WHAT TO WORK ON.
Wherever the word "seaborn" appears in a line, copy that line.

MATERIAL.
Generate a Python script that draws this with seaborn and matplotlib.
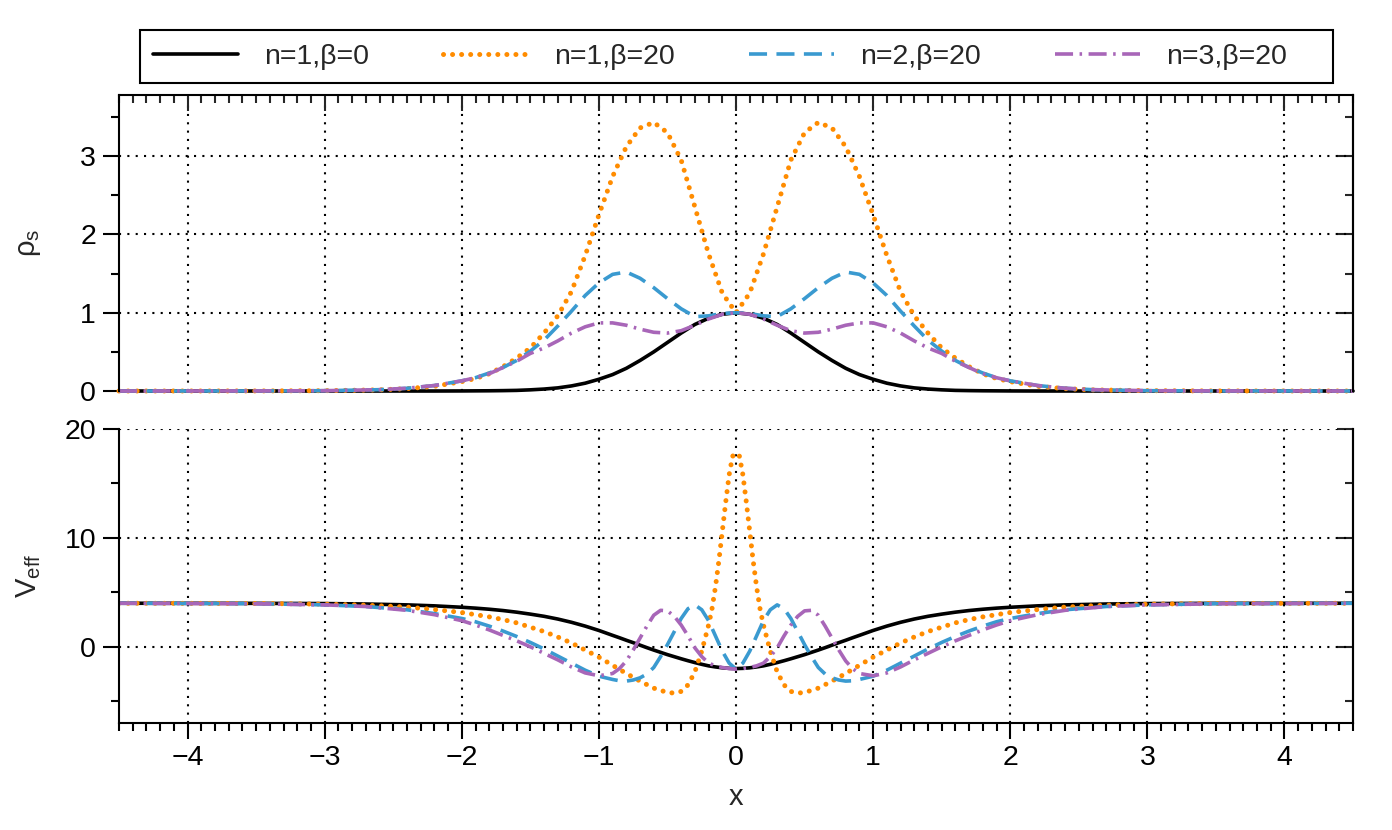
import numpy as np
import matplotlib
matplotlib.use("Agg")
import matplotlib.pyplot as plt
import seaborn as sns
from matplotlib.ticker import MultipleLocator
from matplotlib.patches import Rectangle

# ---------------- data (curves are even in x, x >= 0 half given) ----
labels = ["n=1,β=0", "n=1,β=20", "n=2,β=20", "n=3,β=20"]

x_rho_half = [0, 0.1, 0.2, 0.3, 0.4, 0.5, 0.6, 0.7, 0.8, 0.9, 1.0, 1.1, 1.2, 1.3, 1.4,
              1.5, 1.6, 1.7, 1.8, 1.9, 2.0, 2.2, 2.4, 2.6, 3.0, 3.5, 4.5]
rho_n1_b0 = [1.0, 0.98, 0.93, 0.85, 0.74, 0.62, 0.50, 0.39, 0.29, 0.21, 0.15, 0.10, 0.065,
             0.04, 0.025, 0.015, 0.008, 0.005, 0.003, 0.002, 0.001, 0, 0, 0, 0, 0, 0]
rho_n1_b20 = [1.0, 1.25, 1.75, 2.35, 2.95, 3.30, 3.43, 3.36, 3.12, 2.74, 2.25, 1.73, 1.27,
              0.96, 0.74, 0.55, 0.42, 0.31, 0.22, 0.16, 0.12, 0.06, 0.03, 0.015, 0.004, 0.001, 0]
rho_n2_b20 = [1.0, 0.99, 0.96, 0.95, 1.05, 1.18, 1.32, 1.44, 1.52, 1.49, 1.38, 1.22, 1.02,
              0.83, 0.65, 0.51, 0.39, 0.30, 0.23, 0.17, 0.13, 0.07, 0.035, 0.017, 0.004, 0.001, 0]
rho_n3_b20 = [1.0, 0.98, 0.92, 0.84, 0.77, 0.74, 0.75, 0.79, 0.84, 0.87, 0.87, 0.82, 0.74,
              0.64, 0.55, 0.48, 0.38, 0.30, 0.22, 0.17, 0.13, 0.07, 0.035, 0.017, 0.004, 0.001, 0]

x_veff_half = [0, 0.05, 0.1, 0.15, 0.2, 0.25, 0.3, 0.35, 0.4, 0.45, 0.5, 0.55, 0.6, 0.65,
               0.7, 0.75, 0.8, 0.85, 0.9, 1.0, 1.1, 1.2, 1.3, 1.4, 1.5, 1.6, 1.7, 1.8,
               1.9, 2.0, 2.2, 2.4, 2.7, 3.0, 3.5, 4.5]
veff_n1_b0 = [-2.0, -1.98, -1.93, -1.85, -1.75, -1.61, -1.45, -1.28, -1.1, -0.91, -0.72,
              -0.51, -0.3, -0.08, 0.15, 0.38, 0.6, 0.83, 1.05, 1.5, 1.9, 2.25, 2.55, 2.8,
              3.0, 3.18, 3.33, 3.45, 3.55, 3.63, 3.76, 3.85, 3.93, 3.97, 3.99, 4.0]
veff_n2_b20 = [-2.05, -1.5, -0.4, 1.0, 2.4, 3.4, 3.85, 3.5, 2.6, 1.4, 0.2, -0.9, -1.9,
               -2.5, -2.85, -3.05, -3.15, -3.12, -3.0, -2.7, -2.15, -1.5, -0.85, -0.2, 0.4,
               0.95, 1.45, 1.9, 2.3, 2.6, 3.05, 3.4, 3.7, 3.85, 3.96, 4.0]
veff_n3_b20 = [-2.05, -2.0, -1.9, -1.75, -1.5, -0.9, -0.1, 1.0, 2.0, 2.8, 3.3, 3.35, 2.9,
               1.9, 0.8, -0.3, -1.3, -2.0, -2.45, -2.66, -2.4, -1.85, -1.2, -0.6, 0.0,
               0.55, 1.05, 1.55, 2.0, 2.4, 2.95, 3.35, 3.7, 3.85, 3.95, 4.0]

x_veff_n1b20_half = [0, 0.025, 0.05, 0.075, 0.1, 0.125, 0.15, 0.175, 0.2, 0.25, 0.3, 0.35,
                     0.4, 0.45, 0.5, 0.6, 0.7, 0.8, 0.9, 1.0, 1.1, 1.2, 1.3, 1.4, 1.5, 1.6,
                     1.7, 1.8, 1.9, 2.0, 2.2, 2.4, 2.7, 3.0, 3.5, 4.5]
veff_n1_b20 = [17.8, 17.5, 15.8, 13.3, 10.6, 7.9, 5.5, 3.5, 2.0, -0.4, -2.3, -3.5, -4.1,
               -4.25, -4.2, -3.8, -3.15, -2.45, -1.7, -0.95, -0.3, 0.35, 0.9, 1.4, 1.8,
               2.2, 2.5, 2.75, 2.95, 3.15, 3.42, 3.65, 3.82, 3.92, 3.98, 4.0]


def mirror(xh, yh):
    xh = np.asarray(xh, float)
    yh = np.asarray(yh, float)
    return np.concatenate([-xh[:0:-1], xh]), np.concatenate([yh[:0:-1], yh])


# ---------------- styling ----------------
sns.set_style("white")
plt.rcParams['font.family'] = ['Liberation Sans', 'DejaVu Sans']
plt.rcParams['mathtext.fontset'] = 'custom'
plt.rcParams['mathtext.rm'] = 'Liberation Sans'
plt.rcParams['mathtext.it'] = 'Liberation Sans'

styles = [
    dict(color='black', linewidth=2.6, linestyle='-'),
    dict(color='#FF8C00', linewidth=3.6, linestyle=(0, (0.01, 1.8)), dash_capstyle='round'),
    dict(color='#3A9AD0', linewidth=2.6, linestyle=(0, (5.0, 2.6))),
    dict(color='#A866B8', linewidth=2.6, linestyle=(0, (5.0, 1.8, 0.7, 1.8))),
]

W, H = 1392, 830
fig = plt.figure(figsize=(W / 100, H / 100), dpi=100)
ax1 = fig.add_axes([0.0855, 0.5289, 0.8865, 0.3566])
ax2 = fig.add_axes([0.0855, 0.1289, 0.8865, 0.3542])

rho_series = [rho_n1_b0, rho_n1_b20, rho_n2_b20, rho_n3_b20]
for ys, st in zip(rho_series, styles):
    x, y = mirror(x_rho_half, ys)
    sns.lineplot(x=x, y=y, ax=ax1, errorbar=None, clip_on=False, **st)

veff_series = [(x_veff_half, veff_n1_b0), (x_veff_n1b20_half, veff_n1_b20),
               (x_veff_half, veff_n2_b20), (x_veff_half, veff_n3_b20)]
for (xs, ys), st in zip(veff_series, styles):
    x, y = mirror(xs, ys)
    sns.lineplot(x=x, y=y, ax=ax2, errorbar=None, **st)

grid_kw = dict(color='black', linestyle=(0, (1, 3)), linewidth=1.5)
MAJ, MIN, TW = 11.5, 5.8, 1.5
TICKFS = 20.5

for ax, ylim, ymaj, ymin in [(ax1, (0, 3.78), 1, 0.5), (ax2, (-7, 20), 10, 5)]:
    ax.set_xlim(-4.5, 4.5)
    ax.set_ylim(*ylim)
    ax.xaxis.set_major_locator(MultipleLocator(1))
    ax.xaxis.set_minor_locator(MultipleLocator(0.1))
    ax.yaxis.set_major_locator(MultipleLocator(ymaj))
    ax.yaxis.set_minor_locator(MultipleLocator(ymin))
    ax.grid(True, which='major', **grid_kw)
    ax.set_axisbelow(True)
    for s in ax.spines.values():
        s.set_linewidth(1.5)
        s.set_color('black')
    ax.tick_params(axis='y', which='both', left=True, right=False, direction='out',
                   width=TW, labelsize=TICKFS, pad=5, colors='black')
    ax.tick_params(axis='y', which='major', length=MAJ)
    ax.tick_params(axis='y', which='minor', length=MIN)
    sec = ax.secondary_yaxis('right')
    sec.yaxis.set_major_locator(MultipleLocator(ymaj))
    sec.yaxis.set_minor_locator(MultipleLocator(ymin))
    sec.tick_params(axis='y', which='both', direction='in', width=TW, labelright=False)
    sec.tick_params(axis='y', which='major', length=MAJ)
    sec.tick_params(axis='y', which='minor', length=MIN)
    sec.spines['right'].set_linewidth(1.5)

ax1.spines['bottom'].set_visible(False)
ax2.spines['top'].set_visible(False)

ax1.tick_params(axis='x', which='both', top=True, bottom=False, labeltop=False,
                labelbottom=False, direction='in', width=TW)
ax1.tick_params(axis='x', which='major', length=MAJ)
ax1.tick_params(axis='x', which='minor', length=MIN)

ax2.tick_params(axis='x', which='both', top=False, bottom=True, direction='out',
                width=TW, labelsize=TICKFS, pad=4, colors='black')
ax2.tick_params(axis='x', which='major', length=MAJ)
ax2.tick_params(axis='x', which='minor', length=MIN)

ax1.set_xlabel('')
ax1.set_ylabel('ρ$_\\mathrm{s}$', fontsize=21)
ax1.yaxis.set_label_coords(-0.062, 0.5)
ax2.set_ylabel('V$_\\mathrm{eff}$', fontsize=21)
ax2.yaxis.set_label_coords(-0.062, 0.5)
ax2.set_xlabel('x', fontsize=21)
ax2.xaxis.set_label_coords(0.5, -0.205)

# legend: entries in one row, framed box drawn separately
handles = ax1.get_lines()[:4]
leg = fig.legend(handles, labels, loc='center left',
                 bbox_to_anchor=(153 / W, 1 - 56.5 / H),
                 ncol=4, frameon=False, borderaxespad=0, borderpad=0,
                 handlelength=3.0, handletextpad=0.9, columnspacing=2.6,
                 fontsize=20.5)
fig.add_artist(Rectangle((140 / W, 1 - 83 / H), (1333 - 140) / W, 53 / H,
                         transform=fig.transFigure, fill=False, edgecolor='black',
                         linewidth=1.5))

fig.savefig('out.png', dpi=100)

OUTPUT FOR THIS EXERCISE.
Generate a Python script that draws this with seaborn and matplotlib.
import seaborn as sns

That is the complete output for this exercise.